### Given information ###

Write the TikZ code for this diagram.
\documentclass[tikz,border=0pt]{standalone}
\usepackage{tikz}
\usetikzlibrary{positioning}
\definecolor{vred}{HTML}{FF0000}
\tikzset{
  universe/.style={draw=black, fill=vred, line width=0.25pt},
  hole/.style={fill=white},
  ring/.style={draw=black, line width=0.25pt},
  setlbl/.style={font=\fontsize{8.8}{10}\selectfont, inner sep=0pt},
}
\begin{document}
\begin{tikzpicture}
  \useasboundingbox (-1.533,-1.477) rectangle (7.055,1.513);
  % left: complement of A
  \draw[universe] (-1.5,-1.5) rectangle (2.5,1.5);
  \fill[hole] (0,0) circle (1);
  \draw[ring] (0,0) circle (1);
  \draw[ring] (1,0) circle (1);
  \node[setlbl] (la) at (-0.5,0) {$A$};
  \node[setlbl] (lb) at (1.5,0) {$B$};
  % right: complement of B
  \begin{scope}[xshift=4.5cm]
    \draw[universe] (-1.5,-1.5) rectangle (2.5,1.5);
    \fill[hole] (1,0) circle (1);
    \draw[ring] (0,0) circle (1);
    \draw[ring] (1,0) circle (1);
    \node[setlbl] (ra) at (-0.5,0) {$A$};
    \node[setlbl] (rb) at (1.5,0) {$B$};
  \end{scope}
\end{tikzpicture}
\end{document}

###

**Problem to work on:**
Copy out the material above in its entirety. Every detail must match.

**Task solution:**
Write the TikZ code for this diagram.
\documentclass[tikz,border=0pt]{standalone}
\usepackage{tikz}
\usetikzlibrary{positioning}
\definecolor{vred}{HTML}{FF0000}
\tikzset{
  universe/.style={draw=black, fill=vred, line width=0.25pt},
  hole/.style={fill=white},
  ring/.style={draw=black, line width=0.25pt},
  setlbl/.style={font=\fontsize{8.8}{10}\selectfont, inner sep=0pt},
}
\begin{document}
\begin{tikzpicture}
  \useasboundingbox (-1.533,-1.477) rectangle (7.055,1.513);
  % left: complement of A
  \draw[universe] (-1.5,-1.5) rectangle (2.5,1.5);
  \fill[hole] (0,0) circle (1);
  \draw[ring] (0,0) circle (1);
  \draw[ring] (1,0) circle (1);
  \node[setlbl] (la) at (-0.5,0) {$A$};
  \node[setlbl] (lb) at (1.5,0) {$B$};
  % right: complement of B
  \begin{scope}[xshift=4.5cm]
    \draw[universe] (-1.5,-1.5) rectangle (2.5,1.5);
    \fill[hole] (1,0) circle (1);
    \draw[ring] (0,0) circle (1);
    \draw[ring] (1,0) circle (1);
    \node[setlbl] (ra) at (-0.5,0) {$A$};
    \node[setlbl] (rb) at (1.5,0) {$B$};
  \end{scope}
\end{tikzpicture}
\end{document}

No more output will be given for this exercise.